If you learned to swim freestyle (front crawl) during the 80s or 90s then you might well have been taught to deliberately pause and glide at the front of the stroke. To help combat this, our partners at Swim Smooth have come up with some great freestyle swimming tips to help iron out this particular flaw in your technique.
What’s the Issue?
As you enter and extend forwards, swim coaches and teachers used to tell you to try and stop in this position for a short while:
In fact, you can still find some swim coaches who teach this today. The idea was that you could travel that bit further on that stroke but we now understand that by trying to do this you are seriously limiting your speed and efficiency in the water.
It’s not how elite athletes swim either. Take a look at Rebecca Adlington swimming with her beautiful smooth freestyle stroke. Notice in this frame how she’s just finishing her stroke at the back with her left arm:
Just 0.15 seconds later she already starting her next stroke at the front with her right arm:
When you swim like this you are not aware of any gap between your strokes – it feels like you are stroking smoothly and continuously from one stroke to the next without any perceptible pause at the front.

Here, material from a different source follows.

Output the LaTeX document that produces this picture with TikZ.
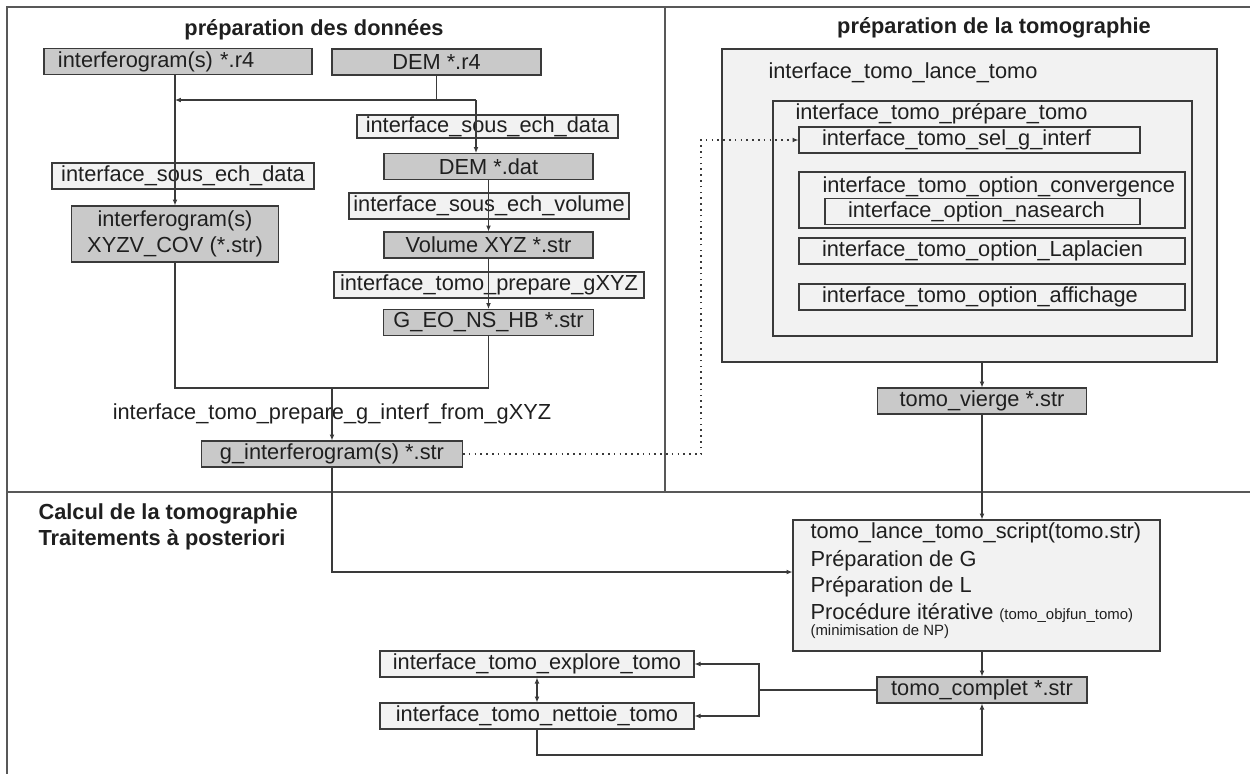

Freestyle Swimming Tips: Avoid Gliding
Water is 800 times denser than air, which means when you try and glide without any propulsion, even for a short while, you simply slow down and start to sink in the water.
Not only do you lose speed while gliding but on the next arm stroke you have to re-accelerate your whole body mass back up to speed again. This accelerate-decelerate-accelerate-decelerate action is very hard work indeed.
Freestyle Swimming Tips: Keep Your Movement smooth and fluid
You should still extend the lead arm fully but instead of pausing at the front of your stroke, keep moving your lead hand smoothly and continuously: extending, tipping downwards and then pressing the water back behind you.
You are not hurrying things or being aggressive – keep your movement fluid and continuous.